The cloning JDBC adapter

The cloning JDBC adapter creates a hybrid database. The data is sourced from a JDBC database but is read into in-memory tables the first time each table is accessed. Calcite evaluates queries based on those in-memory tables, effectively a cache of the database.

For example, the following model reads tables from a MySQL "foodmart" database:

{% highlight json %} { version: '1.0', defaultSchema: 'FOODMART_CLONE', schemas: [ { name: 'FOODMART_CLONE', type: 'custom', factory: 'org.apache.calcite.adapter.clone.CloneSchema$Factory', operand: { jdbcDriver: 'com.mysql.jdbc.Driver', jdbcUrl: 'jdbc:mysql://localhost/foodmart', jdbcUser: 'foodmart', jdbcPassword: 'foodmart' } } ] } {% endhighlight %}

Another technique is to build a clone schema on top of an existing schema.

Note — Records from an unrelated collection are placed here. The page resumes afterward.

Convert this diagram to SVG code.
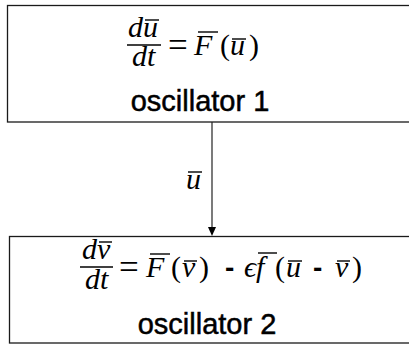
<svg xmlns="http://www.w3.org/2000/svg" width="409" height="354" viewBox="0 0 409 354">
<style>
.box{fill:none;stroke:#1a1a1a;stroke-width:1.3}
.m{font-family:"Liberation Serif","DejaVu Serif",serif;font-size:30px;fill:#000}
.eq{font-family:"Liberation Serif","DejaVu Serif",serif;font-size:35px;fill:#000}
.i{font-style:italic}
.lbl{font-family:"Liberation Sans",Arial,sans-serif;font-size:29px;fill:#000;stroke:#000;stroke-width:0.5}
.ov{stroke:#000;stroke-width:1.4;fill:none}
.bar{stroke:#000;stroke-width:1.4}
.dash{font-family:"Liberation Sans",Arial,sans-serif;font-weight:bold;font-size:28px}
.edge{stroke:#222;stroke-width:1.2;fill:none}
</style>
<g id="oscillator1">
<rect class="box" x="7.5" y="5.5" width="410" height="116.5"/>
<text class="m i" x="128" y="37">d</text>
<text class="m i" x="143" y="37">u</text>
<line class="ov" x1="145" y1="20" x2="159" y2="20"/>
<line class="bar" x1="127" y1="45" x2="161" y2="45"/>
<text class="m i" x="132" y="66">dt</text>
<text class="eq" x="168" y="56.5">=</text>
<text class="m i" x="194" y="55">F</text>
<line class="ov" x1="198" y1="32" x2="218" y2="32"/>
<text class="m" x="220" y="55">(</text>
<text class="m i" x="230" y="55">u</text>
<line class="ov" x1="232" y1="39" x2="246" y2="39"/>
<text class="m" x="249" y="55">)</text>
<text class="lbl" x="200" y="111" text-anchor="middle">oscillator 1</text>
</g>
<g id="oscillator2">
<rect class="box" x="9.5" y="236.5" width="410" height="106.5"/>
<text class="m i" x="82" y="259">d</text>
<text class="m i" x="97" y="259">v</text>
<line class="ov" x1="99" y1="242" x2="112" y2="242"/>
<line class="bar" x1="80" y1="267" x2="113" y2="267"/>
<text class="m i" x="85" y="289">dt</text>
<text class="eq" x="119" y="278.5">=</text>
<text class="m i" x="146" y="277">F</text>
<line class="ov" x1="150" y1="254" x2="170" y2="254"/>
<text class="m" x="171" y="277">(</text>
<text class="m i" x="182" y="277">v</text>
<line class="ov" x1="184" y1="261" x2="197" y2="261"/>
<text class="m" x="199" y="277">)</text>
<text class="dash" x="225" y="277">-</text>
<text class="m i" x="244" y="277">ϵ</text>
<text class="m i" x="256" y="277">f</text>
<line class="ov" x1="258" y1="253" x2="277" y2="253"/>
<text class="m" x="275" y="277">(</text>
<text class="m i" x="286" y="277">u</text>
<line class="ov" x1="288" y1="261" x2="302" y2="261"/>
<text class="dash" x="313" y="277">-</text>
<text class="m i" x="335" y="277">v</text>
<line class="ov" x1="337" y1="261" x2="350" y2="261"/>
<text class="m" x="352" y="277">)</text>
<text class="lbl" x="207" y="334" text-anchor="middle">oscillator 2</text>
</g>
<g id="connectors">
<line class="edge" x1="212" y1="122" x2="212" y2="227"/>
<path d="M208,227 L216,227 L212,236 Z" fill="#000"/>
<text class="m i" x="186" y="189">u</text>
<line class="ov" x1="188" y1="172" x2="202" y2="172"/>
</g>
</svg>
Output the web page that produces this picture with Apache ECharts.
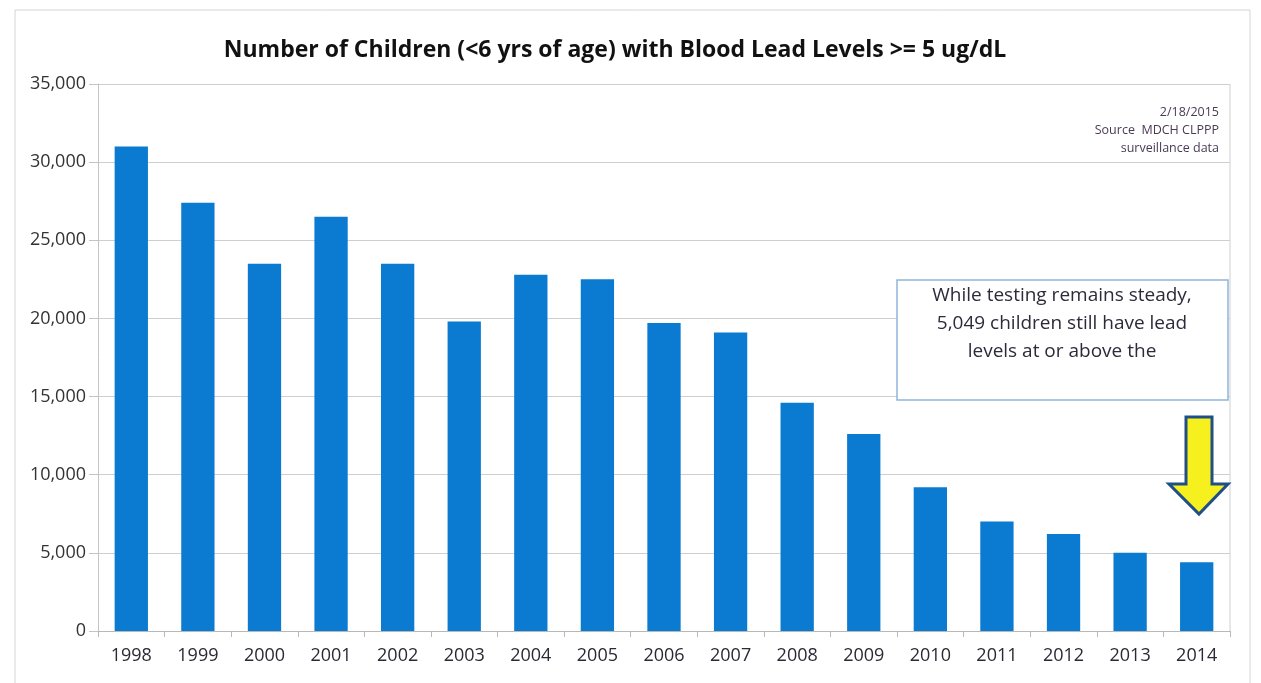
<!DOCTYPE html>
<html>
<head>
<meta charset="utf-8">
<script src="https://cdn.jsdelivr.net/npm/echarts@6/dist/echarts.min.js"></script>
<style>
  html, body { margin: 0; padding: 0; background: #fff; }
  #chart { width: 1261px; height: 683px; }
</style>
</head>
<body>
<div id="chart"></div>
<script>
// years and counts
const years = ['1998', '1999', '2000', '2001', '2002', '2003', '2004', '2005', '2006',
  '2007', '2008', '2009', '2010', '2011', '2012', '2013', '2014'];
const children = [31000, 27400, 23500, 26500, 23500, 19800, 22800, 22500, 19700,
  19100, 14600, 12600, 9200, 7000, 6200, 5000, 4400];
const sourceLines = ['2/18/2015', 'Source  MDCH CLPPP', 'surveillance data'];
const noteLines = ['While testing remains steady,', '5,049 children still have lead', 'levels at or above the'];

const font = '"Open Sans", "Liberation Sans", sans-serif';
const chart = echarts.init(document.getElementById('chart'));

const option = {
  backgroundColor: '#fff',
  animation: false,
  title: {
    text: 'Number of Children (<6 yrs of age) with Blood Lead Levels >= 5 ug/dL',
    left: 610,
    top: 34,
    textAlign: 'center',
    textStyle: { fontFamily: font, fontSize: 23, fontWeight: 'bold', color: '#111' }
  },
  grid: { left: 98, right: 31, top: 84, bottom: 52 },
  xAxis: {
    type: 'category',
    data: years,
    axisLine: { lineStyle: { color: '#b8b8b8' } },
    axisTick: { show: true, length: 6, lineStyle: { color: '#b8b8b8' } },
    axisLabel: { color: '#2a2a35', fontFamily: font, fontSize: 18, margin: 16 }
  },
  yAxis: {
    type: 'value',
    min: 0,
    max: 35000,
    interval: 5000,
    axisLine: { show: true, lineStyle: { color: '#c4c4c4' } },
    axisTick: { show: true, length: 9, lineStyle: { color: '#c4c4c4' } },
    axisLabel: {
      color: '#333',
      fontFamily: font,
      fontSize: 18,
      margin: 12,
      formatter: v => v.toLocaleString('en-US')
    },
    splitLine: { lineStyle: { color: '#cfcfcf' } }
  },
  series: [{
    type: 'bar',
    data: children,
    barWidth: '50%',
    itemStyle: { color: '#0b7ad1' }
  }],
  graphic: [
    // outer chart frame
    { type: 'rect', z: 0, silent: true, shape: { x: 15, y: 10, width: 1235, height: 700 },
      style: { fill: 'none', stroke: '#d4d4d4', lineWidth: 1 } },
    // right edge of plot area
    { type: 'line', shape: { x1: 1230, y1: 84, x2: 1230, y2: 631 }, style: { stroke: '#cfcfcf', lineWidth: 1 } },
    // source note
    ...sourceLines.map((t, i) => ({
      type: 'text', right: 42, top: 106 + i * 18, z: 100,
      style: { text: t, fill: '#4a3a55', font: '12.5px ' + font, textAlign: 'right' }
    })),
    // annotation box
    { type: 'rect', z: 100, shape: { x: 897, y: 280, width: 331, height: 120 },
      style: { fill: '#fff', stroke: '#8fb6dc', lineWidth: 1.5 } },
    ...noteLines.map((t, i) => ({
      type: 'text', x: 1062, y: 286 + i * 28, z: 101,
      style: { text: t, fill: '#2b2b3a', font: '19px ' + font, textAlign: 'center' }
    })),
    // yellow arrow
    { type: 'polygon', z: 100,
      shape: { points: [[1186, 417], [1212, 417], [1212, 484], [1228, 484], [1199, 514], [1169, 484], [1186, 484]] },
      style: { fill: '#f5f01e', stroke: '#1f4f86', lineWidth: 3 } }
  ]
};

chart.setOption(option);
</script>
</body>
</html>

You use the source property to reference a schema defined earlier in the model, like this:

{% highlight json %} { version: '1.0', defaultSchema: 'FOODMART_CLONE', schemas: [ { name: 'FOODMART', type: 'custom', factory: 'org.apache.calcite.adapter.jdbc.JdbcSchema$Factory', operand: { jdbcDriver: 'com.mysql.jdbc.Driver', jdbcUrl: 'jdbc:mysql://localhost/foodmart', jdbcUser: 'foodmart', jdbcPassword: 'foodmart' } }, { name: 'FOODMART_CLONE', type: 'custom', factory: 'org.apache.calcite.adapter.clone.CloneSchema$Factory', operand: { source: 'FOODMART' } } ] } {% endhighlight %}

You can use this approach to create a clone schema on any type of schema, not just JDBC.

The cloning adapter isn't the be-all and end-all. We plan to develop more sophisticated caching strategies, and a more complete and efficient implementation of in-memory tables, but for now the cloning JDBC adapter shows what is possible and allows us to try out our initial implementations.

Further topics

There are many other ways to extend Calcite not yet described in this tutorial. The adapter specification describes the APIs involved.